My complaints about Amazon over the years have been complicated by a reverence for the company that I can’t shake. As an author, I’ve taken issue with how Amazon relates to the publishing industry. I’ve questioned whether its policies are good for writers, and I’ve been concerned that it gives pitifully little to the local arts organizations whose programs help attract Amazon’s employees to Seattle.
After speaking out to management about how they had treated some of my colleagues, I was fired in 2007, and it took nearly a decade for me to sort out my feelings about the company. I was surprised to find that I had made peace with the company. I realized that I gained much more than I’d lost in the five years I spent there. One, I got an education in the art of innovation–embrace a bias for action, constantly experiment, cycle through lots of things quickly, and exapt failed experiments into successes.
Two, at Amazon I picked up something I like to call motherfucker skills. These include expecting the absolute best, relentlessness, and calling out bullshit. You can’t use motherfucker skills without stepping on toes and making enemies, and you don’t become a company bigger than your eight closest competitors combined without using motherfucker skills.
Now it would seem that America is in dire need of motherfuckers to take on this president. I can think of no motherfucker better suited to this task than Jeff Bezos.
As founder of a company that relies on foreign tech talent secured with H1-B visas, Jeff Bezos stands to lose a lot with Trump’s America-first approach to immigration. I also have to believe that as a resident of a multicultural, progressive city, Bezos takes issue with Trump on cultural and moral grounds. Trump is no fan of Amazon, either. And Bezos’s ownership of the Washington Post puts him in direct conflict with the notoriously press-hating president.

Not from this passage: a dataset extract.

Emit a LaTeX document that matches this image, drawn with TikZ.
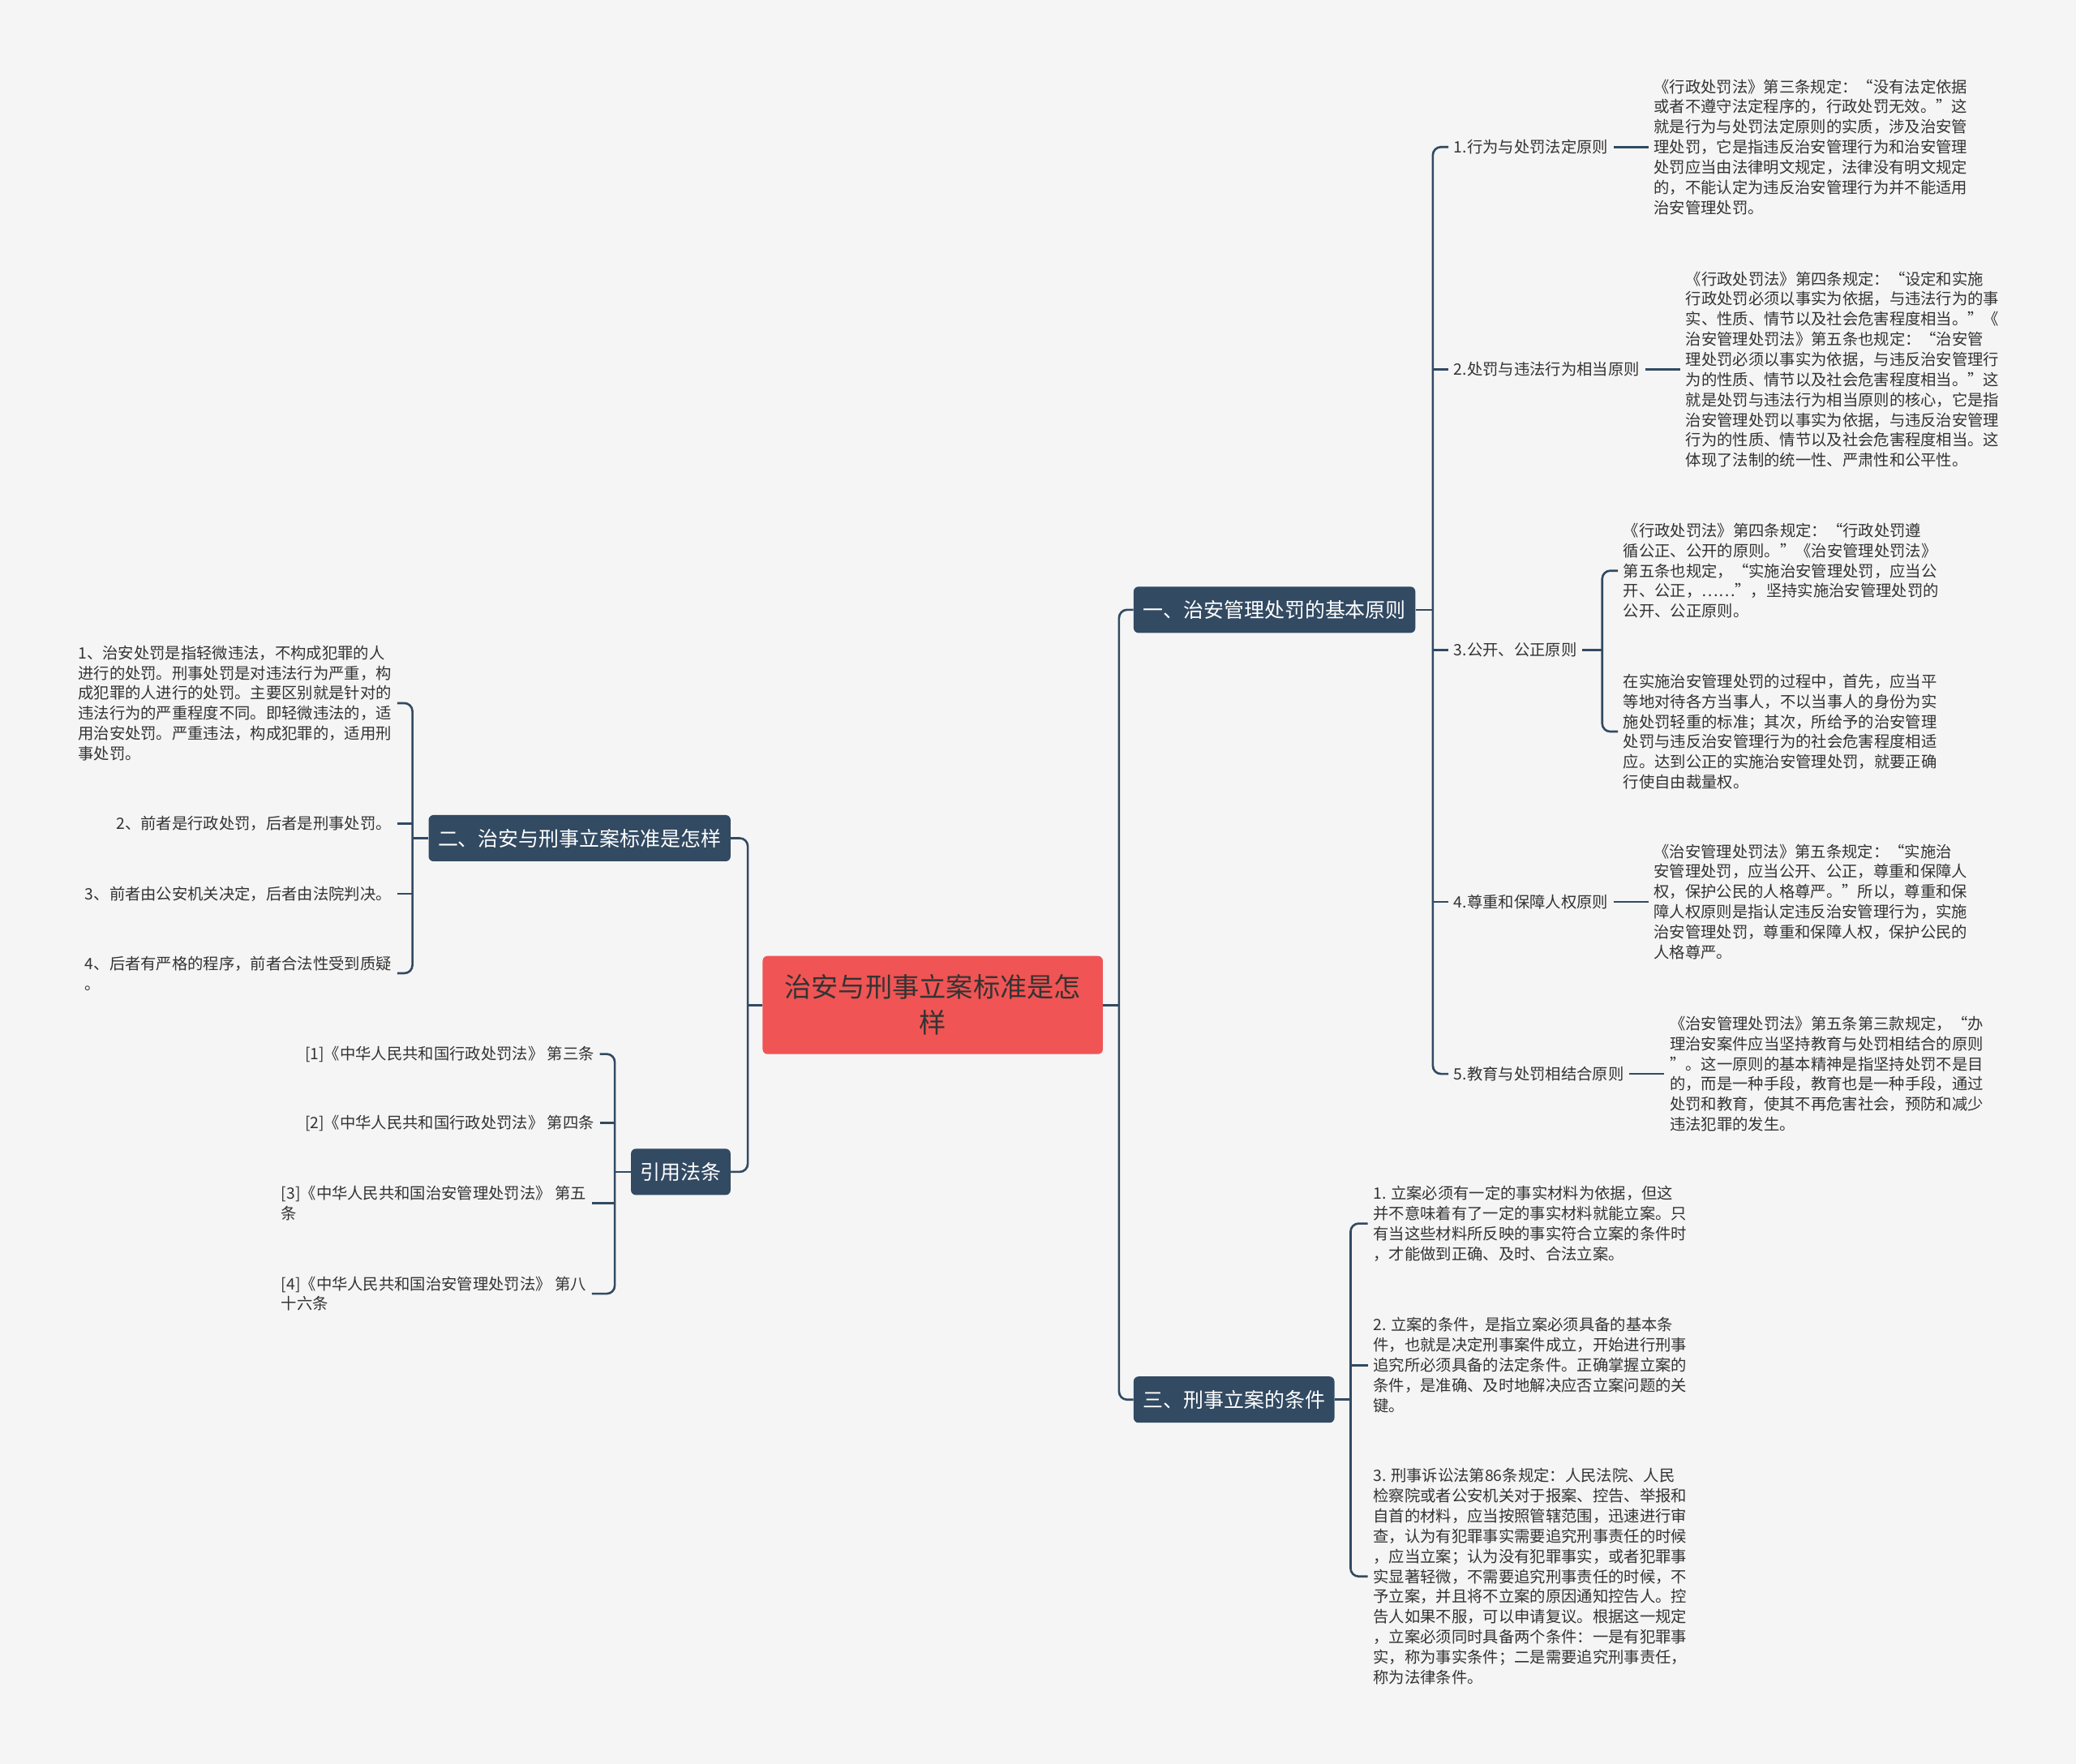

But there’s another aspect of this story that’s going to be really interesting to follow. In 2014, Amazon started building a $600 million cloud for the CIA and 17 other intelligence agencies. This means that the intelligence community depends on systems that Jeff Bezos and his army of engineers developed. I have no idea what the implications of this might be, but it would seem to place Bezos close to the growing conflict between Trump and the intelligence community.
Jeff Bezos didn’t make his fortune peddling steaks, beauty pageants, and fake college degrees. He innovated everything he touched, changing commerce forever, upending entire industries, and seized the potential of the World Wide Web. He’s cunning, superhumanly driven, and has surrounded himself with brilliant people. While inventing e-commerce secures his legacy alongside Edison, Jobs, and Gates as one of America’s great visionaries, his finest hour, as a destroyer of fascists, may soon be at hand.